Thursday, May 19, 2005

I'm 33 today. In four months, I'll be 1/3 of a century old. In three years, statistically speaking, half of my life will be over. I think I'm lucky to have grown up in a time where I can carry so many of my adolescent passions with me into adulthood. None of that "when I was a child, I spake as a child, I understood as a child, I thought as a child: but when I became a man, I put away childish things." for me. Well, ok, Paul was talking about ways of understanding, but still. Perhaps the mediated life is less of a centered life than the lives of those who came before.
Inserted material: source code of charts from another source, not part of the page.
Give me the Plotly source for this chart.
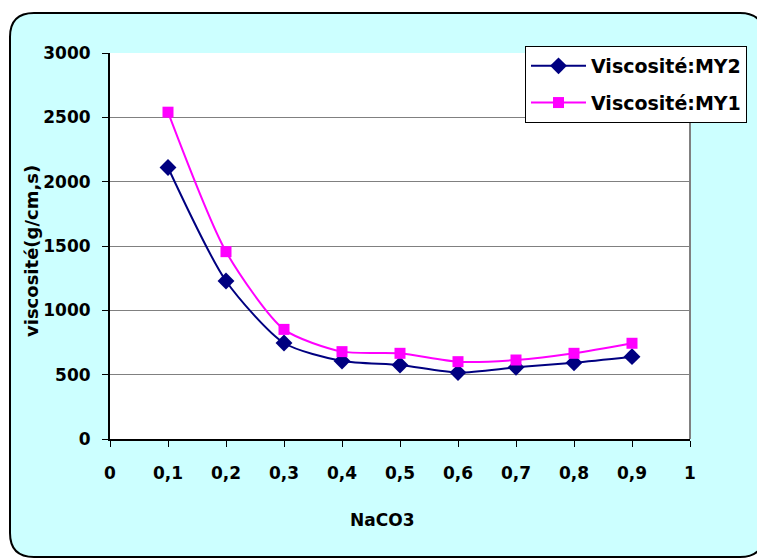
import plotly.graph_objects as go

# Data
naco3 = [0.1, 0.2, 0.3, 0.4, 0.5, 0.6, 0.7, 0.8, 0.9]
visc_my2 = [2110, 1228, 746, 606, 575, 516, 557, 593, 640]
visc_my1 = [2540, 1456, 852, 679, 666, 601, 614, 666, 744]
x_tickvals = [0, 0.1, 0.2, 0.3, 0.4, 0.5, 0.6, 0.7, 0.8, 0.9, 1]
x_ticktext = ["0", "0,1", "0,2", "0,3", "0,4", "0,5", "0,6", "0,7", "0,8", "0,9", "1"]
y_tickvals = [0, 500, 1000, 1500, 2000, 2500, 3000]

W, H = 757, 560
L, R, T, B = 110, 67, 53, 121
PW, PH = W - L - R, H - T - B

def px(x):
    return (x - L) / PW

def py(y):
    return (H - B - y) / PH

FONT = "DejaVu Sans"
FS = 17
fig = go.Figure()

fig.add_trace(go.Scatter(
    x=naco3, y=visc_my2, name="Viscosité:MY2", mode="lines+markers",
    line=dict(color="#000080", width=2, shape="spline", smoothing=0.7),
    marker=dict(symbol="diamond", size=13, color="#000080"),
    legendgroup="a",
))
fig.add_trace(go.Scatter(
    x=naco3, y=visc_my1, name="Viscosité:MY1", mode="lines+markers",
    line=dict(color="#FF00FF", width=2, shape="spline", smoothing=0.7),
    marker=dict(symbol="square", size=11, color="#FF00FF"),
    legendgroup="b",
))

# Rounded background frame
x0, x1, y0, y1, r = 10, 764, 13, 557, 24
path = (f"M {px(x0+r)},{py(y0)} L {px(x1-r)},{py(y0)} Q {px(x1)},{py(y0)} {px(x1)},{py(y0+r)} "
        f"L {px(x1)},{py(y1-r)} Q {px(x1)},{py(y1)} {px(x1-r)},{py(y1)} "
        f"L {px(x0+r)},{py(y1)} Q {px(x0)},{py(y1)} {px(x0)},{py(y1-r)} "
        f"L {px(x0)},{py(y0+r)} Q {px(x0)},{py(y0)} {px(x0+r)},{py(y0)} Z")
shapes = [
    dict(type="path", xref="paper", yref="paper", path=path,
         fillcolor="#CCFFFF", line=dict(color="black", width=2), layer="below"),
    dict(type="rect", xref="paper", yref="paper", x0=0, x1=1, y0=0, y1=1,
         fillcolor="white", line=dict(width=0), layer="below"),
    dict(type="line", xref="paper", yref="paper", x0=1, x1=1, y0=0, y1=1,
         line=dict(color="#808080", width=2)),
]

fig.update_layout(
    width=W, height=H, autosize=False,
    margin=dict(l=L, r=R, t=T, b=B, pad=0, autoexpand=False),
    paper_bgcolor="white", plot_bgcolor="rgba(0,0,0,0)",
    font=dict(family=FONT, size=FS, color="black", weight="bold"),
    shapes=shapes,
    showlegend=True,
    legend=dict(
        x=px(525), y=py(46), xanchor="left", yanchor="top",
        bgcolor="white", bordercolor="black", borderwidth=1,
        font=dict(family=FONT, size=19, color="black", weight="bold"),
        tracegroupgap=9, itemwidth=55,
    ),
    xaxis=dict(
        range=[0, 1], tickvals=x_tickvals, ticktext=x_ticktext,
        showgrid=False, zeroline=False,
        showline=True, linecolor="black", linewidth=2,
        ticks="outside", ticklen=6, tickcolor="black", tickwidth=1,
        ticklabelstandoff=12,
        tickfont=dict(family=FONT, size=FS, color="black", weight="bold"),
    ),
    yaxis=dict(
        range=[0, 3000], tickvals=y_tickvals,
        showgrid=True, gridcolor="#808080", gridwidth=1, zeroline=False,
        showline=True, linecolor="black", linewidth=2,
        ticks="outside", ticklen=6, tickcolor="black", tickwidth=1,
        ticklabelstandoff=8,
        tickfont=dict(family=FONT, size=FS, color="black", weight="bold"),
    ),
    annotations=[
        dict(text="viscosité(g/cm,s)", xref="paper", yref="paper",
             x=px(31), y=py(251), textangle=-90, showarrow=False,
             xanchor="center", yanchor="middle",
             font=dict(family=FONT, size=18, color="black", weight="bold")),
        dict(text="NaCO3", xref="paper", yref="paper",
             x=px(382), y=py(520), showarrow=False,
             xanchor="center", yanchor="middle",
             font=dict(family=FONT, size=FS, color="black", weight="bold")),
    ],
)

fig.write_html("out.html")
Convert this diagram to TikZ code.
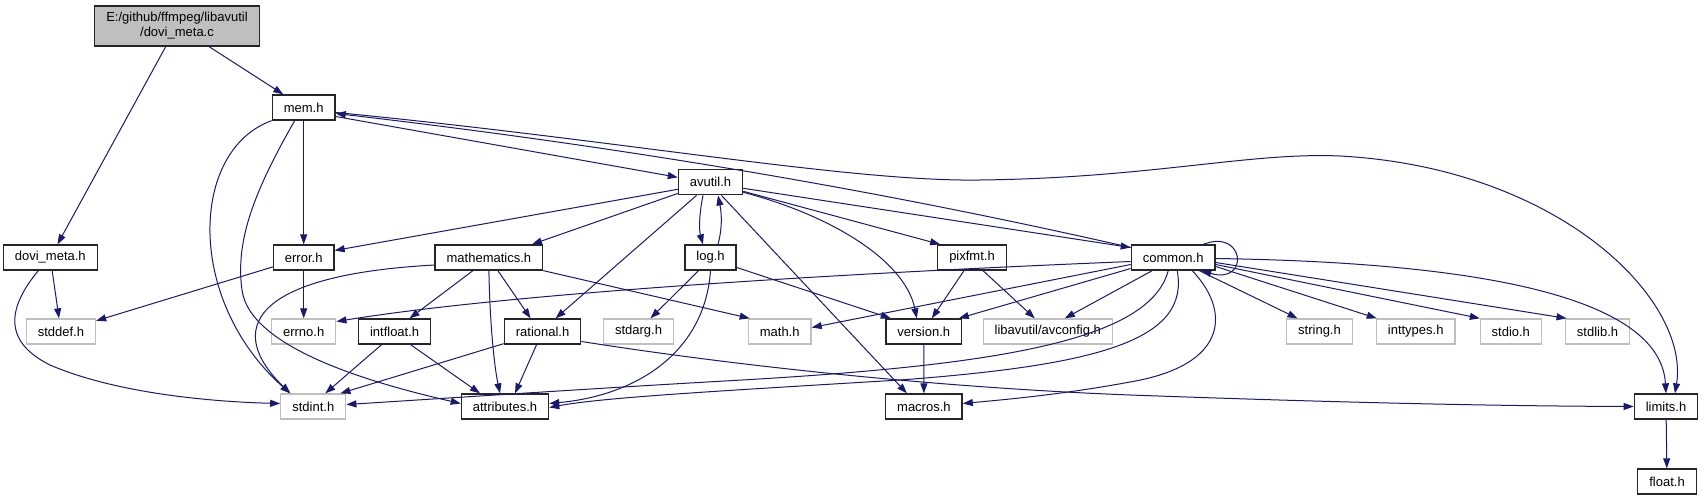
\documentclass[tikz,border=0pt]{standalone}
\usepackage{fontspec}
\setmainfont{Liberation Sans}
\usetikzlibrary{arrows.meta}
\definecolor{edgec}{RGB}{25,25,112}
\definecolor{grayf}{RGB}{191,191,191}
\begin{document}
\begin{tikzpicture}[x=1pt,y=-1pt,
  doc/.style={draw=black!85, line width=1.3pt, fill=white, minimum height=25pt, inner xsep=11.5pt, inner ysep=0pt, font=\fontsize{13}{15}\selectfont},
  ext/.style={doc, draw=grayf},
  rootn/.style={doc, fill=grayf, minimum height=40pt, align=center},
  e/.style={draw=edgec, line width=1pt, -{Triangle[length=10pt,width=7pt]}}]
\fill[white] (0,0) rectangle (1704,500);
\useasboundingbox (0,0) rectangle (1704,500);
% nodes
\node[rootn] (root) at (177,26) {E:/github/ffmpeg/libavutil\\/dovi\_meta.c};
\node[doc] (mem) at (303.7,107.5) {mem.h};
\node[doc] (avutil) at (710.5,182.3) {avutil.h};
\node[doc] (dovimetah) at (50.3,257.5) {dovi\_meta.h};
\node[doc] (error) at (303.7,257.5) {error.h};
\node[doc] (mathematics) at (488.9,257.5) {mathematics.h};
\node[doc] (log) at (710.5,257.5) {log.h};
\node[doc] (pixfmt) at (972,257.5) {pixfmt.h};
\node[doc] (common) at (1173.2,257.5) {common.h};
\node[ext] (stddef) at (60.9,331.5) {stddef.h};
\node[ext] (errno) at (303.7,331.5) {errno.h};
\node[doc] (intfloat) at (394.6,331.5) {intfloat.h};
\node[doc] (rational) at (542.6,331.5) {rational.h};
\node[ext] (stdarg) at (638.5,331.5) {stdarg.h};
\node[ext] (math) at (779.7,331.5) {math.h};
\node[doc] (version) at (923.8,331.5) {version.h};
\node[ext] (avconfig) at (1047.8,331.5) {libavutil/avconfig.h};
\node[ext] (string) at (1319.5,331.5) {string.h};
\node[ext] (inttypes) at (1415.7,331.5) {inttypes.h};
\node[ext] (stdio) at (1510.8,331.5) {stdio.h};
\node[ext] (stdlib) at (1597.5,331.5) {stdlib.h};
\node[ext] (stdint) at (313.3,406.5) {stdint.h};
\node[doc] (attributes) at (505,406.5) {attributes.h};
\node[doc] (macros) at (923.9,406.5) {macros.h};
\node[doc] (limits) at (1666,406.5) {limits.h};
\node[doc] (float) at (1667,481.5) {float.h};
% root
\draw[e] (root) -- (mem);
\draw[e] (root) -- (dovimetah);
% mem
\draw[e] (mem) -- (error);
\draw[e] ([yshift=-9pt]mem.east) -- ([yshift=5pt]avutil.west);
\draw[e] (mem.south west) .. controls (190,150) and (185,300) .. ([xshift=-23pt]stdint.north);
\draw[e] ([xshift=-9pt]mem.south) .. controls (255,190) and (235,240) .. (242,290) .. controls (250,350) and (380,385) .. ([yshift=3pt]attributes.west);
\draw[e] ([yshift=-5pt]mem.east) .. controls (620,140) and (850,182) .. (980,180) .. controls (1150,178) and (1250,152) .. (1340,156) .. controls (1560,168) and (1690,300) .. ([xshift=9pt]limits.north);
% avutil
\draw[e] ([yshift=-7pt]avutil.west) -- ([yshift=7pt]error.east);
\draw[e] ([yshift=2pt]avutil.south west) -- ([xshift=43pt]mathematics.north);
\draw[e] ([xshift=-7.5pt]avutil.south) .. controls (699,215) and (699,230) .. ([xshift=-7.5pt]log.north);
\draw[e] ([xshift=7.5pt]log.north) .. controls (722,230) and (722,215) .. ([xshift=7.5pt]avutil.south);
\draw[e] ([xshift=-14pt]avutil.south) -- ([xshift=13pt]rational.north);
\draw[e] ([xshift=11pt]avutil.south) -- ([xshift=-17pt]macros.north);
\draw[e] ([yshift=-10pt]avutil.east) .. controls (830,215) and (905,260) .. ([xshift=-7pt]version.north);
\draw[e] ([yshift=-9pt]avutil.east) -- ([xshift=3pt]pixfmt.north west);
\draw[e] ([yshift=-6pt]avutil.east) -- ([yshift=10pt]common.west);
% mathematics
\draw[e] ([xshift=-16pt]mathematics.south) -- ([xshift=15pt]intfloat.north);
\draw[e] (mathematics.south) .. controls (490,330) and (495,370) .. ([xshift=-5pt]attributes.north);
\draw[e] ([xshift=9pt]mathematics.south) -- ([xshift=-12pt]rational.north);
\draw[e] (mathematics.south east) -- ([xshift=2pt]math.north west);
\draw[e] ([yshift=-7.5pt]mathematics.west) .. controls (250,275) and (225,330) .. ([xshift=-23pt]stdint.north);
% error, dovi_meta.h
\draw[e] (error) -- (stddef);
\draw[e] (error) -- (errno);
\draw[e] (dovimetah) -- (stddef);
\draw[e] ([xshift=-12pt]dovimetah.south) .. controls (10,305) and (0,340) .. (50,365) .. controls (120,395) and (220,402) .. ([yshift=3pt]stdint.west);
% intfloat, rational
\draw[e] ([xshift=-13pt]intfloat.south) -- ([xshift=12pt]stdint.north);
\draw[e] ([xshift=16pt]intfloat.south) -- ([xshift=-25pt]attributes.north);
\draw[e] ([yshift=1pt]rational.south west) -- ([xshift=-6pt]stdint.north east);
\draw[e] ([xshift=-6pt]rational.south) -- ([xshift=10pt]attributes.north);
\draw[e] ([yshift=-10pt]rational.east) .. controls (750,368) and (950,388) .. (1130,395) .. controls (1350,403) and (1500,406) .. (limits.west);
% log
\draw[e] ([xshift=-12pt]log.south) -- ([xshift=12pt]stdarg.north);
\draw[e] ([yshift=-10pt]log.east) -- ([xshift=-33pt]version.north);
\draw[e] (log.south) .. controls (705,350) and (640,395) .. ([yshift=3pt]attributes.east);
% pixfmt, version
\draw[e] ([xshift=-8pt]pixfmt.south) -- ([xshift=8pt]version.north);
\draw[e] ([xshift=11pt]pixfmt.south) -- ([xshift=-13pt]avconfig.north);
\draw[e] (version) -- (macros);
% common
\draw[e] ([yshift=10pt]common.west) .. controls (900,195) and (650,150) .. ([yshift=-6pt]mem.east);
\draw[e] ([yshift=-4pt]common.west) .. controls (800,275) and (500,295) .. ([yshift=10pt]errno.east);
\draw[e] ([yshift=-7pt]common.west) -- ([yshift=4pt]math.east);
\draw[e] ([yshift=-11pt]common.west) -- ([xshift=35pt]version.north);
\draw[e] ([xshift=-21pt]common.south) -- ([xshift=17pt]avconfig.north);
\draw[e] ([xshift=-5pt]common.south) .. controls (1150,340) and (1000,365) .. (742,380) .. controls (600,388) and (450,398) .. ([yshift=2pt]stdint.east);
\draw[e] ([xshift=4pt]common.south) .. controls (1190,340) and (1100,365) .. (900,380) .. controls (700,392) and (600,398) .. ([yshift=-1pt]attributes.east);
\draw[e] ([xshift=19pt]common.south) .. controls (1230,310) and (1230,365) .. (1130,382) .. controls (1060,395) and (1000,400) .. ([yshift=3pt]macros.east);
\draw[e] ([yshift=-1pt]common.east) .. controls (1450,262) and (1660,290) .. (limits.north);
\draw[e] ([xshift=26pt]common.south) -- ([xshift=-22pt]string.north);
\draw[e] ([yshift=-9pt]common.east) -- ([xshift=-39pt]inttypes.north);
\draw[e] ([yshift=-7pt]common.east) -- ([xshift=-31pt]stdio.north);
\draw[e] ([yshift=-5pt]common.east) -- ([xshift=-31pt]stdlib.north);
\draw[e] ([xshift=30pt]common.north) .. controls (1245,228) and (1250,285) .. ([xshift=28pt]common.south);
% limits
\draw[e] (limits) -- (float);
\end{tikzpicture}
\end{document}
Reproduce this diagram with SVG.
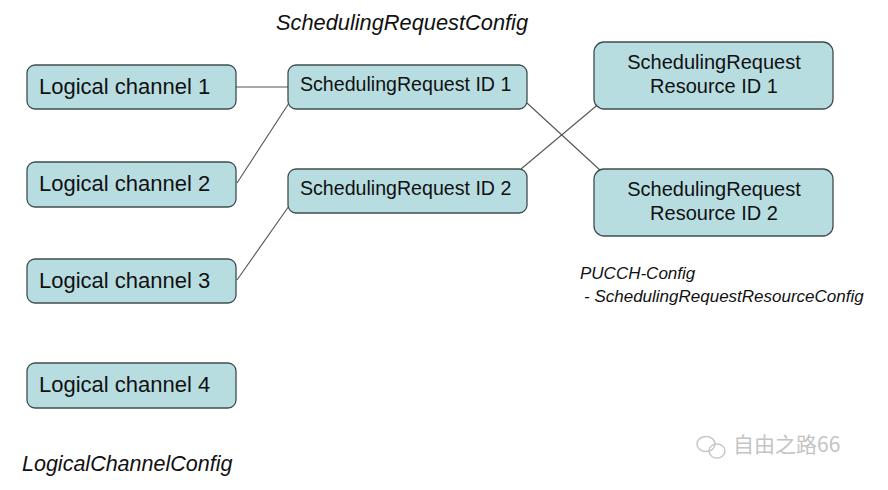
<svg xmlns="http://www.w3.org/2000/svg" width="888" height="490" viewBox="0 0 888 490">
<style>
.box{fill:#b8dde1;stroke:#3f4d4f;stroke-width:1.3}
.lbl{font-family:"Liberation Sans",Arial,sans-serif;fill:#111}
.cap{font-family:"Liberation Sans",Arial,sans-serif;font-style:italic;fill:#111}
.conn line{stroke:#555;stroke-width:1.1}
.wm{fill:none;stroke:#c8c8c8;stroke-width:1.5}
</style>
<rect width="888" height="490" fill="#fff"/>
<text class="cap" x="276" y="30" font-size="21.8">SchedulingRequestConfig</text>
<g class="conn">
<line x1="236" y1="87" x2="288" y2="87"/>
<line x1="237" y1="183" x2="289" y2="103"/>
<line x1="237" y1="280" x2="289" y2="206"/>
<line x1="527" y1="103" x2="601" y2="171"/>
<line x1="521" y1="169" x2="601" y2="102"/>
</g>
<g id="lc1"><rect class="box" x="27" y="65" width="209" height="44" rx="8"/><text class="lbl" x="39" y="94" font-size="22">Logical channel 1</text></g>
<g id="lc2"><rect class="box" x="27" y="162" width="209" height="45" rx="8"/><text class="lbl" x="39" y="191" font-size="22">Logical channel 2</text></g>
<g id="lc3"><rect class="box" x="27" y="259" width="209" height="44" rx="8"/><text class="lbl" x="39" y="288" font-size="22">Logical channel 3</text></g>
<g id="lc4"><rect class="box" x="27" y="363" width="209" height="45" rx="8"/><text class="lbl" x="39" y="392" font-size="22">Logical channel 4</text></g>
<g id="sr1"><rect class="box" x="288" y="65" width="239" height="44" rx="8"/><text class="lbl" x="300" y="91" font-size="19.6">SchedulingRequest ID 1</text></g>
<g id="sr2"><rect class="box" x="288" y="169" width="239" height="44" rx="8"/><text class="lbl" x="300" y="195" font-size="19.6">SchedulingRequest ID 2</text></g>
<g id="res1"><rect class="box" x="594" y="42" width="239" height="67" rx="10"/><text class="lbl" x="714" y="69" font-size="20" text-anchor="middle">SchedulingRequest</text><text class="lbl" x="714" y="93" font-size="20" text-anchor="middle">Resource ID 1</text></g>
<g id="res2"><rect class="box" x="594" y="169" width="239" height="67" rx="10"/><text class="lbl" x="714" y="196" font-size="20" text-anchor="middle">SchedulingRequest</text><text class="lbl" x="714" y="220" font-size="20" text-anchor="middle">Resource ID 2</text></g>
<text class="cap" x="580" y="279" font-size="17">PUCCH-Config</text>
<text class="cap" x="584" y="302" font-size="17">- SchedulingRequestResourceConfig</text>
<text class="cap" x="22" y="471" font-size="21.5">LogicalChannelConfig</text>
<g id="watermark">
<ellipse class="wm" cx="706" cy="444" rx="9" ry="7.5"/>
<ellipse class="wm" cx="717" cy="451" rx="8" ry="7" fill="#fff"/>
<text x="733" y="452" font-size="21" fill="#c4c4c4" font-family="'Noto Sans CJK SC',sans-serif">自由之路66</text>
</g>
</svg>
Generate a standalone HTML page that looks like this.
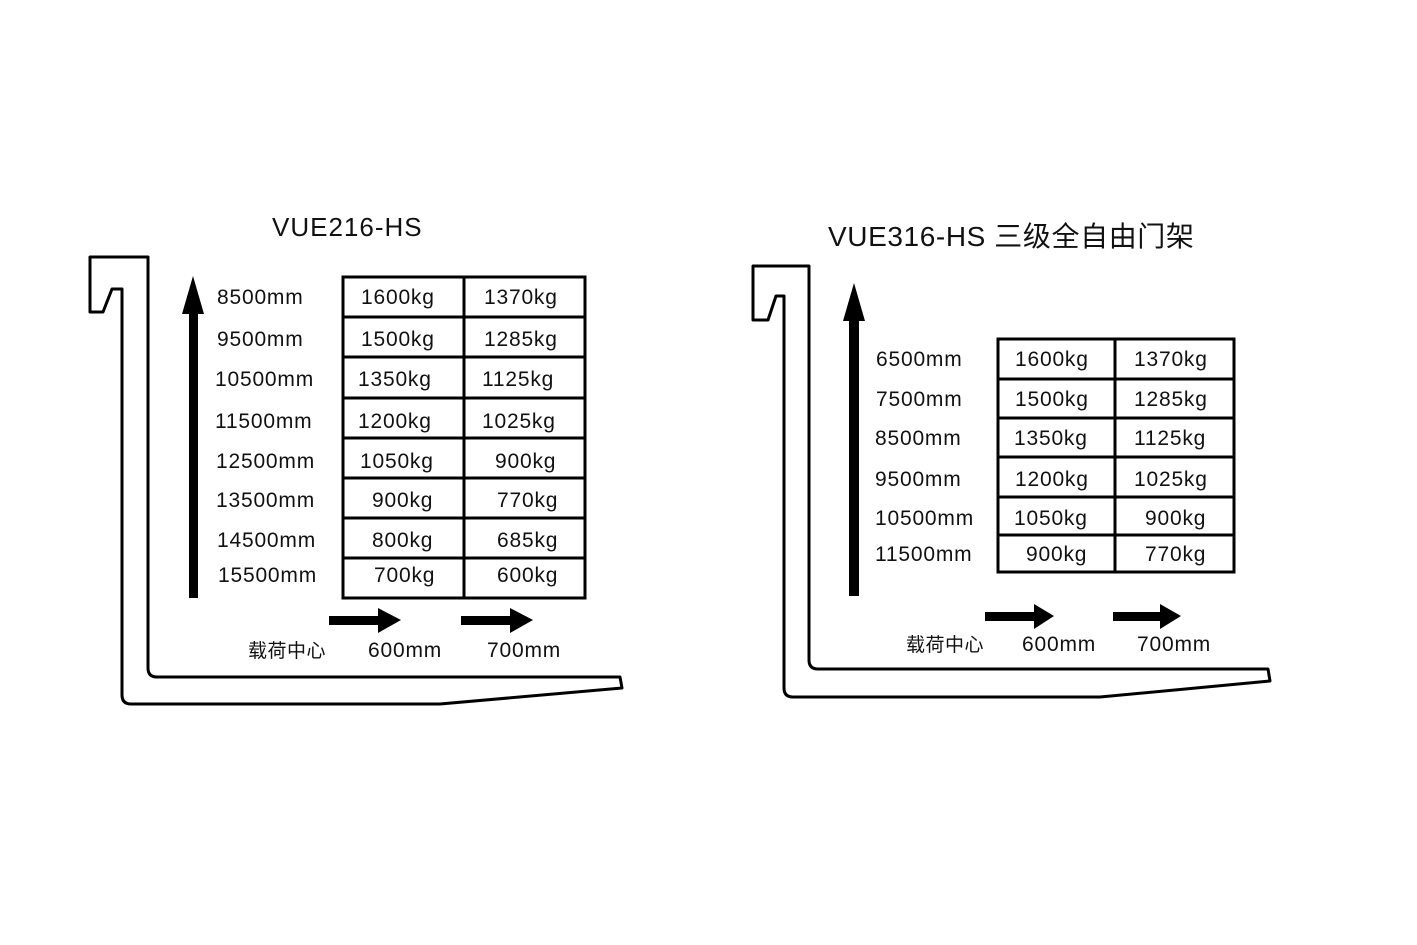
<!DOCTYPE html>
<html><head><meta charset="utf-8"><style>
html,body{margin:0;padding:0;background:#fff;}
svg{display:block;}
text{font-family:"Liberation Sans","Noto Sans CJK SC",sans-serif;fill:#111;}
</style></head><body>
<svg width="1417" height="945" viewBox="0 0 1417 945" xmlns="http://www.w3.org/2000/svg">
<g fill="none" stroke="#000" stroke-width="3" stroke-linejoin="round">
<path d="M90,312 L90,257 L148,257 L148,668 Q148,677 157,677 L620,677 L622,688 L440,704 L131,704 Q122,704 122,695 L122,289 L112,289 L103,312 Z"/>
<path d="M753,320 L753,266 L809,266 L809,660 Q809,669 818,669 L1268,669 L1270,681 L1100,697 L793,697 Q784,697 784,688 L784,296 L776,296 L768,320 Z"/>
</g>
<g fill="none" stroke="#000" stroke-width="3">
<rect x="343" y="277" width="242" height="321"/>
<line x1="464" y1="277" x2="464" y2="598"/>
<line x1="343" y1="317" x2="585" y2="317"/><line x1="343" y1="357" x2="585" y2="357"/>
<line x1="343" y1="398" x2="585" y2="398"/><line x1="343" y1="438" x2="585" y2="438"/>
<line x1="343" y1="478" x2="585" y2="478"/><line x1="343" y1="518" x2="585" y2="518"/>
<line x1="343" y1="558" x2="585" y2="558"/>
<rect x="998" y="339" width="236" height="233"/>
<line x1="1115" y1="339" x2="1115" y2="572"/>
<line x1="998" y1="379" x2="1234" y2="379"/><line x1="998" y1="418" x2="1234" y2="418"/>
<line x1="998" y1="457" x2="1234" y2="457"/><line x1="998" y1="497" x2="1234" y2="497"/>
<line x1="998" y1="535" x2="1234" y2="535"/>
</g>
<g fill="#000">
<rect x="189" y="310" width="9" height="288"/><polygon points="193,276 182,314 204,314"/>
<rect x="329" y="616" width="50" height="9"/><polygon points="378,608 378,633 401,620"/>
<rect x="461" y="616" width="50" height="9"/><polygon points="510,608 510,633 533,620"/>
<rect x="849" y="318" width="10" height="278"/><polygon points="854,283 843,321 865,321"/>
<rect x="985" y="612" width="50" height="9"/><polygon points="1034,604 1034,629 1054,616"/>
<rect x="1113" y="612" width="48" height="9"/><polygon points="1160,604 1160,629 1181,616"/>
</g>
<text x="272" y="236" font-size="26" letter-spacing="1">VUE216-HS</text>
<text x="828" y="246" font-size="28" letter-spacing="0.6">VUE316-HS 三级全自由门架</text>
<g font-size="21" letter-spacing="0.8">
<text x="217" y="304">8500mm</text><text x="217" y="346">9500mm</text>
<text x="215" y="386">10500mm</text><text x="215" y="428">11500mm</text>
<text x="216" y="468">12500mm</text><text x="216" y="507">13500mm</text>
<text x="217" y="547">14500mm</text><text x="218" y="582">15500mm</text>
<text x="361" y="304">1600kg</text><text x="484" y="304">1370kg</text>
<text x="361" y="346">1500kg</text><text x="484" y="346">1285kg</text>
<text x="358" y="386">1350kg</text><text x="482" y="386">1125kg</text>
<text x="358" y="428">1200kg</text><text x="482" y="428">1025kg</text>
<text x="360" y="468">1050kg</text><text x="495" y="468">900kg</text>
<text x="372" y="507">900kg</text><text x="497" y="507">770kg</text>
<text x="372" y="547">800kg</text><text x="497" y="547">685kg</text>
<text x="374" y="582">700kg</text><text x="497" y="582">600kg</text>
<text x="248" y="657" font-size="19" letter-spacing="0.5">载荷中心</text>
<text x="368" y="657">600mm</text><text x="487" y="657">700mm</text>

<text x="876" y="366">6500mm</text><text x="876" y="406">7500mm</text>
<text x="875" y="445">8500mm</text><text x="875" y="486">9500mm</text>
<text x="875" y="525">10500mm</text><text x="875" y="561">11500mm</text>
<text x="1015" y="366">1600kg</text><text x="1134" y="366">1370kg</text>
<text x="1015" y="406">1500kg</text><text x="1134" y="406">1285kg</text>
<text x="1014" y="445">1350kg</text><text x="1134" y="445">1125kg</text>
<text x="1015" y="486">1200kg</text><text x="1134" y="486">1025kg</text>
<text x="1014" y="525">1050kg</text><text x="1145" y="525">900kg</text>
<text x="1026" y="561">900kg</text><text x="1145" y="561">770kg</text>
<text x="906" y="651" font-size="19" letter-spacing="0.5">载荷中心</text>
<text x="1022" y="651">600mm</text><text x="1137" y="651">700mm</text>
</g>
</svg>
</body></html>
Perhaps I shouldn't care so much about pop culture, which, like some sci-fi drug, not only keeps me young but focuses my brain on unimportant details so as to keep me distracted from more important things, using me up. Perhaps we are all Dorian Grays now.

Still, I feel lucky. A man my age a century ago would be well over halfway through his life, burnt out by constant work and struggle, striving to feed his many children and spouse, rising before dawn and coming to bed late, tired, sore, married to a woman he hardly knew before he married her, friendly with a few other men (and not women) in the vicinity with whom he speaks a couple of times a month, only hearing music in church or if he could afford an instrument around the house and had found the time to learn to play it when he was young, perhaps reading a few books when he could get hold of them but hardly ever having the time or opportunity for entertainment, and farming if he still owned land but most likely losing that farm and having to move to an urban center to find work (n.b. if it's my great-great-granddad we're talking about, he didn't lose the farm, nor did my great-grandfather, grandfather, or father). Relatively speaking, I have it made.

What would he think of me, this man of 1905? Would he want what I have? Would he think I'm wasting it? Would he recoil from the frivolty with which I surround myself? Or would he long for luxury of surrounding yourself with frivolous entertainments?

When I think of him, I think of how fortunate I am to have the great things that I have. I may work in an ethically ambiguous field and I may waste my intellect -- or what little of it I still can access, that is -- on issues that ultimately don't matter to anyone but me, but I have a wife who is smart and beautiful, an infant son who is happy and well-fed, a house, car, pets, guitars, electronic luxuries that the 1905 man could not even imagine, a job where I rarely break a sweat and can usually leave after a mere 8 hours, shelves of CDs, books, and movies to ease and challenge my mind, a college education, an extended family and friends that we can -- wonder of wonders -- contact instantly, though they live half the country away, and the ability to up and travel just about anywhere in the world in just a few hours. Many of these things are material goods or opportunities, but they augment my life.

I know that progress towards a more fair society proceeded quickly in the 20th century until the conservative backlash against economic progress in the 1970s and 80s reversed the expansion of the middle class. The man my age in 1985 would be able to tick off a similar list, although the man my age in 1965 would still be working towards it. Nevertheless, things are better than they used to be, and I hope that the political alignment of the country leans again towards progress in the next election so that we may keep the gains hard-won from the wealthy by our grandparents and great-grandparents.

Anyway, I've always taken measure of myself on my birthday and found myself lacking. This year, I will be strive to be more optimistic: I will view as opportunities the places where I fail my conception of how I should be. Most importantly, I will try to show my wife and son that I deserve them every day. This is my life's work.

6 comments:

Tiffany 11:45 AM, May 19, 2005  

Happy Birthday Hayden!! A great reflection of life. Enjoy today and each day after. You have set some good goals, you can achieve them. Yeah optimism!!

Mrs. Obscurity 1:21 PM, May 19, 2005  

Awh, I've got tears in my eyes. You deserve everything you have and more. I am amazed that I have built a life with such a generous hearted and giving person, who is smart and cute to boot! Love you!

Hayden Childs 2:01 PM, May 19, 2005  

Thank you both! And I love you, Mrs. O.

Julian, Zachary, Janice & Martin 2:33 PM, May 19, 2005  

Hayden!!!

Happy, happy birthday to you from all four of us! We hope you can continue strolling down the path of life with such a positive attitude and inspiring curiosity!
(I had thought of writing you an e-mail, but then realized how hopelessly behind I am in approaching post-modern communication...)

Hayden Childs 3:00 PM, May 19, 2005  

Thanks! Don't worry, Julian. I'm sure you'll catch up on postmodern communication before your dad does.

julie beth 10:49 AM, May 21, 2005  

happy birthday, hayden! you old, old man, you. :)

thought-provoking post. you think YOU"VE got it better than your ancestors, what about us women? we've come a long way, baby. i am so lucky to have been born when i was (what, one month after you were?). now i'll have to blog a thoughtful post on how far we've come, what i'm enjoying, what i'm utilizing, or wasting...

nah, i'll leave the thinky blogging to you. happy birthday!